Reviews and Commentary
From The Publisher:
"The chapters in this volume
painfully drive home the point that certainly as far as Germany is concerned,
the lessons of the Third Reich have not yet been learned.... These significant
attempts by younger recruits to the larger medical establishment to change
things through eye-opening reflection and analysis, however uncomfortable,
need support." - Michael H. Kater, author of Doctors
Under Hitler, in the Foreword
From J.R. White - Choice:
This book contains translations
of scholarly articles and edited primary sources - diary extracts by anatomist
Hermann Voss (Univ. of Posen) and letters by euthanasia participant Friedrich
Mennecke to his wife. Both well illustrate the work's thesis. The journal
Beitrage
zur Nationalsozialistischen Gesundheits - und Sozialpolitik,
which Aly edits, originally published most of the contributions (1985-87)...

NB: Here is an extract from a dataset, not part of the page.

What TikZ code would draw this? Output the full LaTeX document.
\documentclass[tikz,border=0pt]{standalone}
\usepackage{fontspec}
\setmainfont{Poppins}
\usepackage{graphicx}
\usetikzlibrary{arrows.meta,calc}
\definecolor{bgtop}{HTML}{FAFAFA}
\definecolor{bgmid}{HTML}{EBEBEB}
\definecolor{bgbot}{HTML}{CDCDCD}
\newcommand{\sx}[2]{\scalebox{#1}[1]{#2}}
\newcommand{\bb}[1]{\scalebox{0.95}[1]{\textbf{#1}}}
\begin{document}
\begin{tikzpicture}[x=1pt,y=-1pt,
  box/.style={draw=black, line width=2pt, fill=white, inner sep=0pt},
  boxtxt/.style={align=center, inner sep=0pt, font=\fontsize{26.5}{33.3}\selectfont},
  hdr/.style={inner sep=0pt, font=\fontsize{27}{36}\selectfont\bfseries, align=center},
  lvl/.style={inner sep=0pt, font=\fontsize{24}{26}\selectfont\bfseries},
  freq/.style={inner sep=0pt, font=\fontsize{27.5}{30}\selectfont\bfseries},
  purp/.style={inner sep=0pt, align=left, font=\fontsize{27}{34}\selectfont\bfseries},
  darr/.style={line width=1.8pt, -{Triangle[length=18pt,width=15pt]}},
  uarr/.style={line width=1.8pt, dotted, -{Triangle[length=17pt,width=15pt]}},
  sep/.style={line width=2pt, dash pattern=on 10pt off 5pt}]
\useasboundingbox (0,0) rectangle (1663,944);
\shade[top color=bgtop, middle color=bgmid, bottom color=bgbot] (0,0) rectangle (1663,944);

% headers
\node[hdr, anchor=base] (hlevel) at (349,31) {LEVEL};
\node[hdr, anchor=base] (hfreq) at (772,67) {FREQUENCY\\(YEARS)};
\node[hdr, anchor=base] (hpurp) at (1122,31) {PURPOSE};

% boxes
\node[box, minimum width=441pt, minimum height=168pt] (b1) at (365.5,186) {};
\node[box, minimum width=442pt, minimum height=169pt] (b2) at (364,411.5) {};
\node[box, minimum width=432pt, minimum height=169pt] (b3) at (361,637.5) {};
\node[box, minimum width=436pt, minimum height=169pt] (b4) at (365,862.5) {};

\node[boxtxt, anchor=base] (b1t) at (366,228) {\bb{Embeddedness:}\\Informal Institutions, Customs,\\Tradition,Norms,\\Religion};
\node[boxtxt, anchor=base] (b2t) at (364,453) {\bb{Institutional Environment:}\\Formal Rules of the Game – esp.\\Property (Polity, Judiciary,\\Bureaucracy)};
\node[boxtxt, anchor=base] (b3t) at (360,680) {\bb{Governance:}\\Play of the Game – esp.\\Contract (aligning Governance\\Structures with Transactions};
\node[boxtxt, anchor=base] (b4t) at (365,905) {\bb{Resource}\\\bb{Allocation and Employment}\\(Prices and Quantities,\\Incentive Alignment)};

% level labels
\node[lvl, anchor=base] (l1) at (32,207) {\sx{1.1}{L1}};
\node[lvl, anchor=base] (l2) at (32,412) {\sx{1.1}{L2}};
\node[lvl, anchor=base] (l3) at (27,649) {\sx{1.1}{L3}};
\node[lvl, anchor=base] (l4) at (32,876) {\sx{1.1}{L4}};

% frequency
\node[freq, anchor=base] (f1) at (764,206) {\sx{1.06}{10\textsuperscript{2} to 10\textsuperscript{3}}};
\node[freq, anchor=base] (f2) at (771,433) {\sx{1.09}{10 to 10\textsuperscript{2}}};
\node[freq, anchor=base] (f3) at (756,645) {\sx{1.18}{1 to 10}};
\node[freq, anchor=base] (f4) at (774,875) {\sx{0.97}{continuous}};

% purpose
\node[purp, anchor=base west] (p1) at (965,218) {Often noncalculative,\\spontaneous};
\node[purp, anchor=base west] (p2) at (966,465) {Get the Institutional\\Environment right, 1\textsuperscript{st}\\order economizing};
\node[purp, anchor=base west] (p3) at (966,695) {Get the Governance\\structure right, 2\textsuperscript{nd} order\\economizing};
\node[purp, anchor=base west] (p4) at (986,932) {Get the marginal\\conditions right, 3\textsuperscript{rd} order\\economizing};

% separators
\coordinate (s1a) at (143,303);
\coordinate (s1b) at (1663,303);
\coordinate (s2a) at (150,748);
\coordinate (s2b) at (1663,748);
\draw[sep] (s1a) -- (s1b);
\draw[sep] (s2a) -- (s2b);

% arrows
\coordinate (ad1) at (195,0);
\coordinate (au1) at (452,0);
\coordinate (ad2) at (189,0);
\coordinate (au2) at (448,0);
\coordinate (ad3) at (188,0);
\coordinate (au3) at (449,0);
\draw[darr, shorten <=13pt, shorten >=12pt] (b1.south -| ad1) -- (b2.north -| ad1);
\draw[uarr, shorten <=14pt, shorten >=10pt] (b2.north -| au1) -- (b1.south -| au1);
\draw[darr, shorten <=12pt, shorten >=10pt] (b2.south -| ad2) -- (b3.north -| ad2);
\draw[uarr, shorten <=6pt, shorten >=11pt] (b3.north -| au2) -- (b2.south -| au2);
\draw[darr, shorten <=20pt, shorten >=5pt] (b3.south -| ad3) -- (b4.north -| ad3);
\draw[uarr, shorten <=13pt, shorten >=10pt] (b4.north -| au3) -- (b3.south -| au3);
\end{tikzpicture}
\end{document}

Illustrations are excellent, but several criticisms are in order. Aly denies
the racist content of eugenics, although physicians and Nazis saw themselves
as improving German racial stock, both through better medical care and
mass murder.
From A.J. Nicholls - The Times Literary
Supplement:
{The authors} illustrate the
continuities between eugenically inclined medical practice before 1933
and its more sinister development in the Third Reich. They also point to
the extent to which apparently respectable medical authorities... collaborated
with the euthanasia programme to further their own research.

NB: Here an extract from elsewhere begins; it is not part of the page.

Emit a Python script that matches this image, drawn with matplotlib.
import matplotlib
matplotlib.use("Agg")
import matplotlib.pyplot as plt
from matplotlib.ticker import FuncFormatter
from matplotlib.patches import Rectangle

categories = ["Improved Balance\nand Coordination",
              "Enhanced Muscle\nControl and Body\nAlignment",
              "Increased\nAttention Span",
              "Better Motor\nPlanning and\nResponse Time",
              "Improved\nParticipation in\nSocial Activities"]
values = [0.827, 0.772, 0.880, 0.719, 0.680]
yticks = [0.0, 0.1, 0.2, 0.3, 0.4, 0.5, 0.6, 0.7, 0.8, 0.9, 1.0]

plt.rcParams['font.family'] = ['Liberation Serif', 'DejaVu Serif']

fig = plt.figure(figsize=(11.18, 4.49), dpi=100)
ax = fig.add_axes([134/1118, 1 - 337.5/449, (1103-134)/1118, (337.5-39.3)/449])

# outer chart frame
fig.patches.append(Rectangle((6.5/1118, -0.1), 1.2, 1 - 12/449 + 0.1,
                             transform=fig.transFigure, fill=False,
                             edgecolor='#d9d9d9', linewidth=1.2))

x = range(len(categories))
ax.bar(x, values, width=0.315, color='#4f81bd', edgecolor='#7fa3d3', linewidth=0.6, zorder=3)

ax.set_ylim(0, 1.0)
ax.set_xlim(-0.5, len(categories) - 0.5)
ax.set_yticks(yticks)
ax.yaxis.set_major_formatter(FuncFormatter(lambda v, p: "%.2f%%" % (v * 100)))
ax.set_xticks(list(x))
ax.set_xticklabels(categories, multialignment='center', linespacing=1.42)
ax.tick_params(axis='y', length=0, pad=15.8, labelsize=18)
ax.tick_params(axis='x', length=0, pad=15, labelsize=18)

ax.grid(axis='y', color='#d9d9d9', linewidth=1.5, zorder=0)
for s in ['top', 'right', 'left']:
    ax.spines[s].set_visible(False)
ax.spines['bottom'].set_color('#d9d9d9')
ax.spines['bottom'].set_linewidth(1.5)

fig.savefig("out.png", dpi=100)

From Publisher's Weekly - Publishers Weekly:
It's no wonder this book caused
a flurry when first published in Germany. The authors, who are German,
offer compelling evidence that the 350 doctors tried at Nuremberg in 1946-47
were not the so-called black sheep of the German medical profession, but
rather a small part of a much larger group of doctors, university professors,
scientists and researchers involved in medical crimes. The authors draw
their chilling conclusions directly from the archives of mental institutions,
hospitals and experimentation centers. An abundance of evidence, sometimes
absorbing, sometimes overwhelming, demonstrates how the Nazis employed
medicine to "cleanse" Germany of the "sick, alien, and disturbing" - a
goal firmly supported by the intelligentsia. By 1939, euthanasia was the
method ordained by the Nazis to eliminate the infirm, mentally ill, socially
or racially "inferior" and anyone unable to work. Hundreds of thousands,
including children, were killed while medical professionals profited. Dr.
Hermann Voss, chief anatomist at the Reich University of Posen, turned
a handsome profit on the sale of the skeletons and skulls of dead Poles.
His diary is an illustration of Hannah Arendt's banality of evil, "Yesterday,
two wagons full of Polish ashes were taken away. Outside my office, the
robinias are blooming beautifully, just as in Leipzig." Much of this information,
which was available at the end of WW II, was suppressed because many of
those involved in these heinous crimes still hold leading positions.
Readers may be driven to examine their own beliefs concerning the benefits
of doctor-assisted suicide, when confronted with a society that takes this
seemingly benign idea and turns it into a great evil.